Supplied material

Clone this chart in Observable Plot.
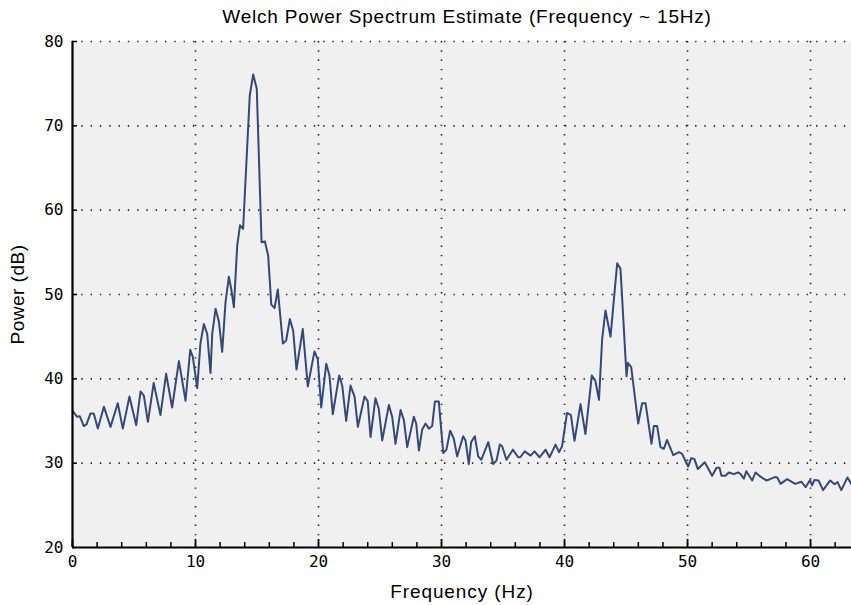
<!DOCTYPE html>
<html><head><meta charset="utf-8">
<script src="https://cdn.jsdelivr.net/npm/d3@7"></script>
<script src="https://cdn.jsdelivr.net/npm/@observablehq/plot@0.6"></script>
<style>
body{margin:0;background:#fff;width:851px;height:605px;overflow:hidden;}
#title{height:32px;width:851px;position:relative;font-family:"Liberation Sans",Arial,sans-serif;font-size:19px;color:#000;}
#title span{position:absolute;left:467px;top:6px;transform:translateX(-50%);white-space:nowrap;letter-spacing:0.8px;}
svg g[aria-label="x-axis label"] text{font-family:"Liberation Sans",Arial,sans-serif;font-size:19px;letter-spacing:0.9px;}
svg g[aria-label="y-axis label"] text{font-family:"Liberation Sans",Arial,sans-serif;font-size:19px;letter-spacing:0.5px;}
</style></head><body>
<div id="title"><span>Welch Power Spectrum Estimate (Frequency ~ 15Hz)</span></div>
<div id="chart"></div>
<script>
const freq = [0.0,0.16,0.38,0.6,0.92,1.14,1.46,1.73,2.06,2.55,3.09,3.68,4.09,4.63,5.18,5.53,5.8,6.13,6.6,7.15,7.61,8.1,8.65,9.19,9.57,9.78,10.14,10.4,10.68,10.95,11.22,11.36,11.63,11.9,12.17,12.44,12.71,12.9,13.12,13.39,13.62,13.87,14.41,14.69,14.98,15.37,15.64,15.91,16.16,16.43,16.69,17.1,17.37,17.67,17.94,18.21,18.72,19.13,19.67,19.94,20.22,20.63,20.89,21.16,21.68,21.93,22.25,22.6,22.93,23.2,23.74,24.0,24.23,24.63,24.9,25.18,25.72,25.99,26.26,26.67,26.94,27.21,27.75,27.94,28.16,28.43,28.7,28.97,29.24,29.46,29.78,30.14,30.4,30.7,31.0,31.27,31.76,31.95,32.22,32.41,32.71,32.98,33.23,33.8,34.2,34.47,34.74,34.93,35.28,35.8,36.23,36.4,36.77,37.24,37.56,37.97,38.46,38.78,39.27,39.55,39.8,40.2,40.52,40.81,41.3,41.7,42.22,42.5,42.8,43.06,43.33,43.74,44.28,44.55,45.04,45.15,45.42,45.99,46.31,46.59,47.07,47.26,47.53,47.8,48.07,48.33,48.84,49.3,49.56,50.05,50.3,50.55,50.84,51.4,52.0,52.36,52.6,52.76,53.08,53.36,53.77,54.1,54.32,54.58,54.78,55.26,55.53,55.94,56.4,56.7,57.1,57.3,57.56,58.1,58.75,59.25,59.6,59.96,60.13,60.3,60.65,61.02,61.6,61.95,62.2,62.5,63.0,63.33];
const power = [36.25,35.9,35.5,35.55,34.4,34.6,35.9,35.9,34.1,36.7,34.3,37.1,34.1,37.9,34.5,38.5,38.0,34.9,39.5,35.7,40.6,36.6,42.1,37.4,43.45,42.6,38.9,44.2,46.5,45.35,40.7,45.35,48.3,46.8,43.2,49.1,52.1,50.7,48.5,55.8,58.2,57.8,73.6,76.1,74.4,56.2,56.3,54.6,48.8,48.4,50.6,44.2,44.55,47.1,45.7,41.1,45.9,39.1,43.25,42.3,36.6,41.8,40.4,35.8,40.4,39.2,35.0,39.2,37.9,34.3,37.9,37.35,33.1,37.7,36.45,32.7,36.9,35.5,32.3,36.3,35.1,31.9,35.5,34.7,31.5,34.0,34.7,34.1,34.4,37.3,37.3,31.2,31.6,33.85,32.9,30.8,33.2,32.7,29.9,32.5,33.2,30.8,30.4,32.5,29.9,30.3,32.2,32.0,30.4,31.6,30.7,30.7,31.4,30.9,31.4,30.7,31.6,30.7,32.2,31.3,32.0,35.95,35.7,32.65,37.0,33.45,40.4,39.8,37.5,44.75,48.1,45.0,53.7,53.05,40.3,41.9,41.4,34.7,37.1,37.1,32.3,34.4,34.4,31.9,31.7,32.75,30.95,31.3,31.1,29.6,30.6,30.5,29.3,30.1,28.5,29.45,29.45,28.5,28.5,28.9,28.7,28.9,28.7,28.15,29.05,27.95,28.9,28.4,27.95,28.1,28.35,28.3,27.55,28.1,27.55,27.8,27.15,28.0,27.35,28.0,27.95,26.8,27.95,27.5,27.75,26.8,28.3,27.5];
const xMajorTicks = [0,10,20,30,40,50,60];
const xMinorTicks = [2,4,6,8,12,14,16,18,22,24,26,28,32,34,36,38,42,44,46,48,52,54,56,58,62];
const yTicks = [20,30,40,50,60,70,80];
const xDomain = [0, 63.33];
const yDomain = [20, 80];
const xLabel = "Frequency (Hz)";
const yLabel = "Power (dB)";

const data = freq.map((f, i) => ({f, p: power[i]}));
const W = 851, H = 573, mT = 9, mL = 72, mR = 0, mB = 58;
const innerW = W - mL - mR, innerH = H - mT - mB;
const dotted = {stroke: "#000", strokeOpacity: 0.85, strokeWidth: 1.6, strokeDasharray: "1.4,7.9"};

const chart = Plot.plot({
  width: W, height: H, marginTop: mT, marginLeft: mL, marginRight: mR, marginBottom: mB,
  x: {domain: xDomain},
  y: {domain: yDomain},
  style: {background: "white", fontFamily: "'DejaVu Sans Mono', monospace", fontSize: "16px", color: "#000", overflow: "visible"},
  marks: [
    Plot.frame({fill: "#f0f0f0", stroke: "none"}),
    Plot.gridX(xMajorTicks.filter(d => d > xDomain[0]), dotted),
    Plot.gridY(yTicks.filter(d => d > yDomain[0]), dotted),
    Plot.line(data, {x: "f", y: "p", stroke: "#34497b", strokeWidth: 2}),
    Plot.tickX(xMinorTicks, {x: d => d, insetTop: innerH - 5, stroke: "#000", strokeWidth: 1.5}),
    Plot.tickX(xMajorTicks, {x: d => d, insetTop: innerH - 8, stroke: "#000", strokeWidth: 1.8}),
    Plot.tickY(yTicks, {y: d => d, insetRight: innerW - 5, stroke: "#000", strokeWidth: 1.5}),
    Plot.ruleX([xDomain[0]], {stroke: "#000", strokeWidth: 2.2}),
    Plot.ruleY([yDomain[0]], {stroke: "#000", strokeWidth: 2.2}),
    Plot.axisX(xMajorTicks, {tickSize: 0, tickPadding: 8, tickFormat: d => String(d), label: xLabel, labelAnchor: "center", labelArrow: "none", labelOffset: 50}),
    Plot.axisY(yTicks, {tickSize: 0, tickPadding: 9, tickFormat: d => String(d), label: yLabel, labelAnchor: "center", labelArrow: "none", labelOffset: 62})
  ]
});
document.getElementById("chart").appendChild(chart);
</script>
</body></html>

What to do
Without the pictures, copy the material exactly as given.

Answer to this exercise
Clone this chart in Observable Plot.
<!DOCTYPE html>
<html><head><meta charset="utf-8">
<script src="https://cdn.jsdelivr.net/npm/d3@7"></script>
<script src="https://cdn.jsdelivr.net/npm/@observablehq/plot@0.6"></script>
<style>
body{margin:0;background:#fff;width:851px;height:605px;overflow:hidden;}
#title{height:32px;width:851px;position:relative;font-family:"Liberation Sans",Arial,sans-serif;font-size:19px;color:#000;}
#title span{position:absolute;left:467px;top:6px;transform:translateX(-50%);white-space:nowrap;letter-spacing:0.8px;}
svg g[aria-label="x-axis label"] text{font-family:"Liberation Sans",Arial,sans-serif;font-size:19px;letter-spacing:0.9px;}
svg g[aria-label="y-axis label"] text{font-family:"Liberation Sans",Arial,sans-serif;font-size:19px;letter-spacing:0.5px;}
</style></head><body>
<div id="title"><span>Welch Power Spectrum Estimate (Frequency ~ 15Hz)</span></div>
<div id="chart"></div>
<script>
const freq = [0.0,0.16,0.38,0.6,0.92,1.14,1.46,1.73,2.06,2.55,3.09,3.68,4.09,4.63,5.18,5.53,5.8,6.13,6.6,7.15,7.61,8.1,8.65,9.19,9.57,9.78,10.14,10.4,10.68,10.95,11.22,11.36,11.63,11.9,12.17,12.44,12.71,12.9,13.12,13.39,13.62,13.87,14.41,14.69,14.98,15.37,15.64,15.91,16.16,16.43,16.69,17.1,17.37,17.67,17.94,18.21,18.72,19.13,19.67,19.94,20.22,20.63,20.89,21.16,21.68,21.93,22.25,22.6,22.93,23.2,23.74,24.0,24.23,24.63,24.9,25.18,25.72,25.99,26.26,26.67,26.94,27.21,27.75,27.94,28.16,28.43,28.7,28.97,29.24,29.46,29.78,30.14,30.4,30.7,31.0,31.27,31.76,31.95,32.22,32.41,32.71,32.98,33.23,33.8,34.2,34.47,34.74,34.93,35.28,35.8,36.23,36.4,36.77,37.24,37.56,37.97,38.46,38.78,39.27,39.55,39.8,40.2,40.52,40.81,41.3,41.7,42.22,42.5,42.8,43.06,43.33,43.74,44.28,44.55,45.04,45.15,45.42,45.99,46.31,46.59,47.07,47.26,47.53,47.8,48.07,48.33,48.84,49.3,49.56,50.05,50.3,50.55,50.84,51.4,52.0,52.36,52.6,52.76,53.08,53.36,53.77,54.1,54.32,54.58,54.78,55.26,55.53,55.94,56.4,56.7,57.1,57.3,57.56,58.1,58.75,59.25,59.6,59.96,60.13,60.3,60.65,61.02,61.6,61.95,62.2,62.5,63.0,63.33];
const power = [36.25,35.9,35.5,35.55,34.4,34.6,35.9,35.9,34.1,36.7,34.3,37.1,34.1,37.9,34.5,38.5,38.0,34.9,39.5,35.7,40.6,36.6,42.1,37.4,43.45,42.6,38.9,44.2,46.5,45.35,40.7,45.35,48.3,46.8,43.2,49.1,52.1,50.7,48.5,55.8,58.2,57.8,73.6,76.1,74.4,56.2,56.3,54.6,48.8,48.4,50.6,44.2,44.55,47.1,45.7,41.1,45.9,39.1,43.25,42.3,36.6,41.8,40.4,35.8,40.4,39.2,35.0,39.2,37.9,34.3,37.9,37.35,33.1,37.7,36.45,32.7,36.9,35.5,32.3,36.3,35.1,31.9,35.5,34.7,31.5,34.0,34.7,34.1,34.4,37.3,37.3,31.2,31.6,33.85,32.9,30.8,33.2,32.7,29.9,32.5,33.2,30.8,30.4,32.5,29.9,30.3,32.2,32.0,30.4,31.6,30.7,30.7,31.4,30.9,31.4,30.7,31.6,30.7,32.2,31.3,32.0,35.95,35.7,32.65,37.0,33.45,40.4,39.8,37.5,44.75,48.1,45.0,53.7,53.05,40.3,41.9,41.4,34.7,37.1,37.1,32.3,34.4,34.4,31.9,31.7,32.75,30.95,31.3,31.1,29.6,30.6,30.5,29.3,30.1,28.5,29.45,29.45,28.5,28.5,28.9,28.7,28.9,28.7,28.15,29.05,27.95,28.9,28.4,27.95,28.1,28.35,28.3,27.55,28.1,27.55,27.8,27.15,28.0,27.35,28.0,27.95,26.8,27.95,27.5,27.75,26.8,28.3,27.5];
const xMajorTicks = [0,10,20,30,40,50,60];
const xMinorTicks = [2,4,6,8,12,14,16,18,22,24,26,28,32,34,36,38,42,44,46,48,52,54,56,58,62];
const yTicks = [20,30,40,50,60,70,80];
const xDomain = [0, 63.33];
const yDomain = [20, 80];
const xLabel = "Frequency (Hz)";
const yLabel = "Power (dB)";

const data = freq.map((f, i) => ({f, p: power[i]}));
const W = 851, H = 573, mT = 9, mL = 72, mR = 0, mB = 58;
const innerW = W - mL - mR, innerH = H - mT - mB;
const dotted = {stroke: "#000", strokeOpacity: 0.85, strokeWidth: 1.6, strokeDasharray: "1.4,7.9"};

const chart = Plot.plot({
  width: W, height: H, marginTop: mT, marginLeft: mL, marginRight: mR, marginBottom: mB,
  x: {domain: xDomain},
  y: {domain: yDomain},
  style: {background: "white", fontFamily: "'DejaVu Sans Mono', monospace", fontSize: "16px", color: "#000", overflow: "visible"},
  marks: [
    Plot.frame({fill: "#f0f0f0", stroke: "none"}),
    Plot.gridX(xMajorTicks.filter(d => d > xDomain[0]), dotted),
    Plot.gridY(yTicks.filter(d => d > yDomain[0]), dotted),
    Plot.line(data, {x: "f", y: "p", stroke: "#34497b", strokeWidth: 2}),
    Plot.tickX(xMinorTicks, {x: d => d, insetTop: innerH - 5, stroke: "#000", strokeWidth: 1.5}),
    Plot.tickX(xMajorTicks, {x: d => d, insetTop: innerH - 8, stroke: "#000", strokeWidth: 1.8}),
    Plot.tickY(yTicks, {y: d => d, insetRight: innerW - 5, stroke: "#000", strokeWidth: 1.5}),
    Plot.ruleX([xDomain[0]], {stroke: "#000", strokeWidth: 2.2}),
    Plot.ruleY([yDomain[0]], {stroke: "#000", strokeWidth: 2.2}),
    Plot.axisX(xMajorTicks, {tickSize: 0, tickPadding: 8, tickFormat: d => String(d), label: xLabel, labelAnchor: "center", labelArrow: "none", labelOffset: 50}),
    Plot.axisY(yTicks, {tickSize: 0, tickPadding: 9, tickFormat: d => String(d), label: yLabel, labelAnchor: "center", labelArrow: "none", labelOffset: 62})
  ]
});
document.getElementById("chart").appendChild(chart);
</script>
</body></html>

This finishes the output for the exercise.